Microtransactions have become a major part of gaming, especially with Free-to-Play titles becoming increasingly popular. Sure, some gamers grumble at the sight of microtransactions, but it doesn’t look like developers will be getting rid of them anytime soon. Why? Because they are huge moneymakers. The online global microtransaction market was $33.4 billion in 2020 and is expected to grow a further 3.6% in 2021.
One key thing you should understand about microtransaction economics is that most of the income they generate comes from the “whales.” Whales are players who spent a lot of money on microtransactions. When game publishers put microtransactions into games, they’re not expecting to make tons of money off tens of thousands of gamers making small purchases. Instead, they want to attract those select few players who will spend thousands of dollars or euros. With this in mind, today, we’re going to be looking at the gamers who spent truly insane amounts of money on in-game purchases. Let’s take a look.

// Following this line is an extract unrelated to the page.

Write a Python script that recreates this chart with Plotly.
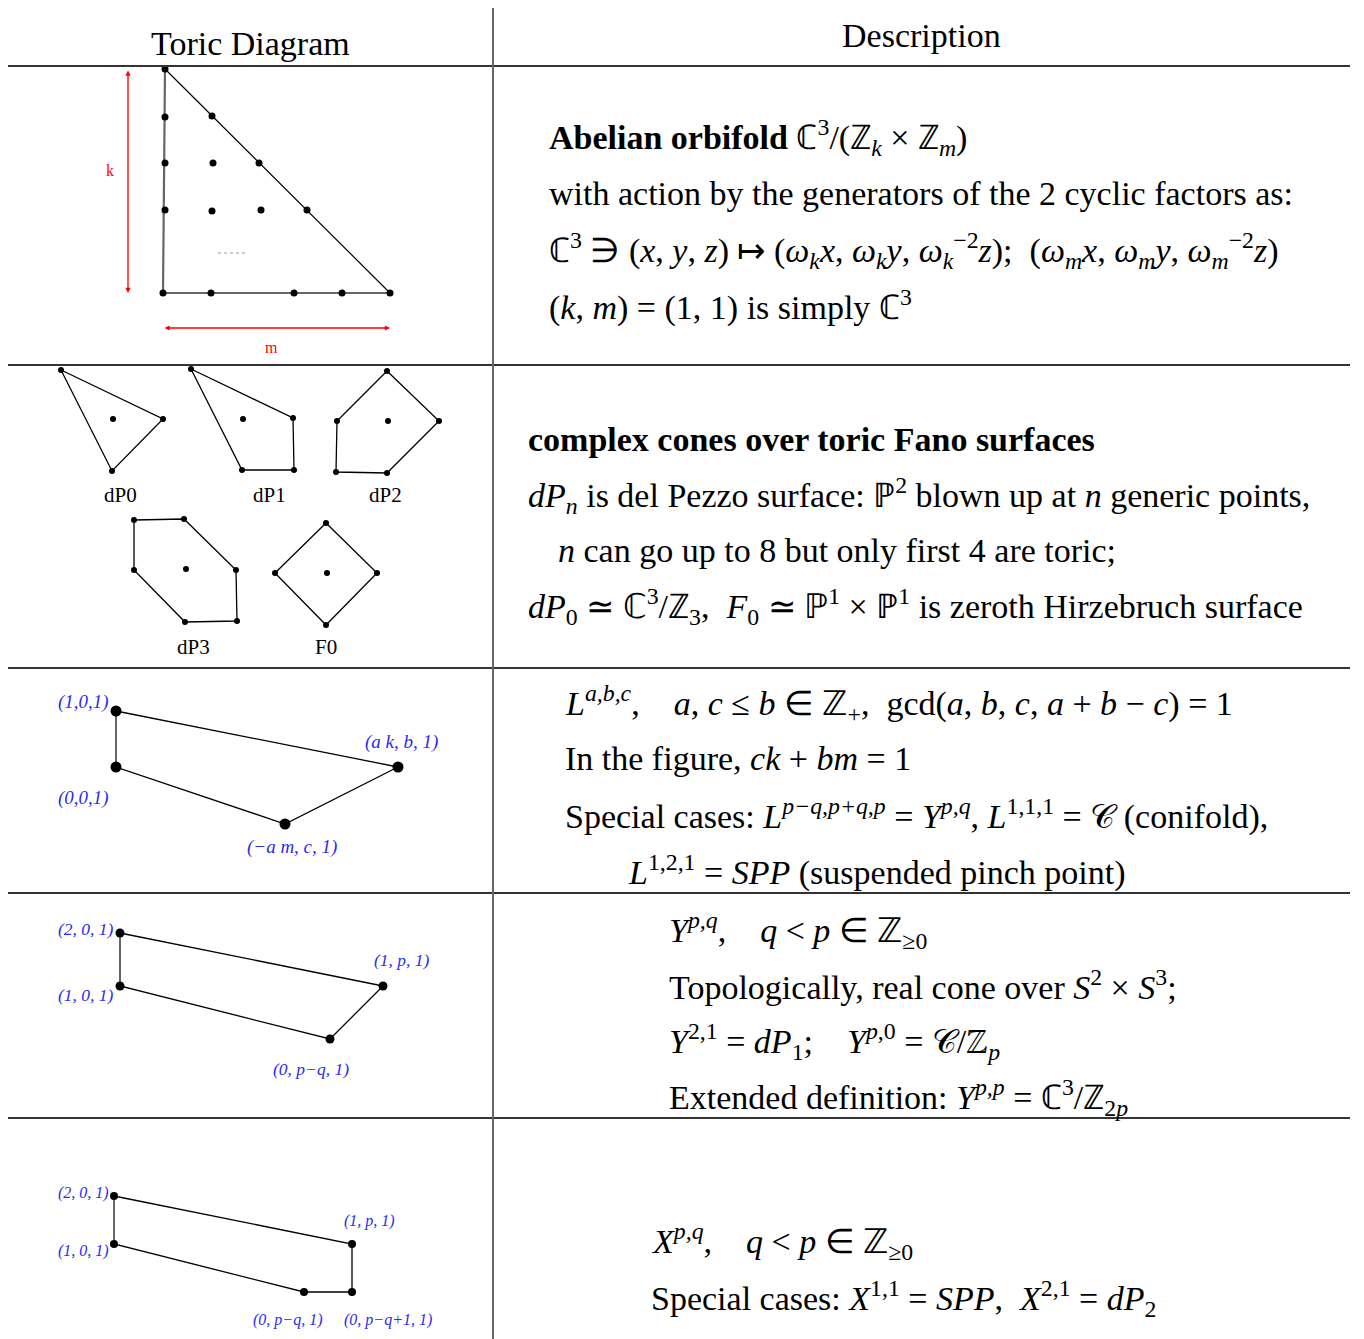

The Man Who Spent $70,000 on Fate/Grand Order
In 2018, the Wall Street Journal ran a story on a 31-year-old man named Daigo who spent an eye-watering $70,000 on Sony’s Fate/Grand Order game. Daigo doesn’t regret the purchases because he said the game moves him – he loves playing it. But how did he clock up such a massive bill? He did it across several different transactions. For example, he spent $500 on buying a character, but that purchased character was too low-level for Daigo’s liking. So he then spent a further $2000 getting the character up to level 5. Level boosting isn’t uncommon for gamers who have a bit of extra cash and don’t have the time or energy to grind, but $2000 is still unusually high.
The 19 Year Old Who Spent $13,500 on Microtransactions
This one is less innocent than the last. While Daigo has no regrets about the money he spent on Fate/Grand Order, this 19-year-old Redditor called Kensgold does. Kensgold spent $13,500 on microtransactions over three years, starting when he was 16. He reportedly spent most of his money on Free-to-Play games, including Age of Warring Empire, Clash of Clans, and other games.
Kensgold wrote an open letter to EA around the time of the Star Wars Battlefront II controversy over loot boxes. He claimed he was addicted to loot boxes, so he wouldn’t be able to play Battlefront II.
$2 million on Modern War
A 59-year-old appliance store owner called Stephen Barnes reportedly spent more than $2 million on the mobile game Modern War.
When people spend a lot of money on a game, they become very attached to their purchases,
and that’s exactly what happened with Stephen Barnes. He staged a boycott with 144 clans and 6000 participants after the game publisher, Gree, changed the value of items players had bought through microtransactions. In a few cases, they actually removed items players had spent a lot of money to acquire.
The Woman Who Embezzled $6000 For Mafia Wars
54-year-old Bettysue Higgins from Maine embezzled an eye-watering $166,000 from her job at the Maine Trial Lawyers Association. She would write herself fraudulent checks and cash them to spend money on…whatever she felt like. She spent around $6000 on Mafia Wars and other free games.
The EU Law That Caused One FIFA Player to Wake Up
In 2016, the EU rolled out a new law called the General Data Protection Regulation. We won’t go into specifics, but all you need to know is this law is aimed at protecting consumer privacy and allows consumers to demand to see any data a company holds on them. Well, demand to see his data is actually what 32-year-old Michael from the UK did. He asked EA for everything they had on him, and it was only then that he realized he had spent an incredible $10,000 on FIFA over the last two years.
How did he spend such a huge amount without even realizing it? Michael said he would spend anything from 30 minutes to six hours playing the game most days. And when EA would run special events like Black Friday, TOTY, FUT Birthday, and so on, he would spend thousands of FIFA coins without thinking. Michael was alarmed to find out how much he’d spent, but he also said he has a healthy enough disposable income that his love for FIFA didn’t cause a strain on his finances. However, he did say he sympathizes with players who become addicted to microtransactions while on a low income.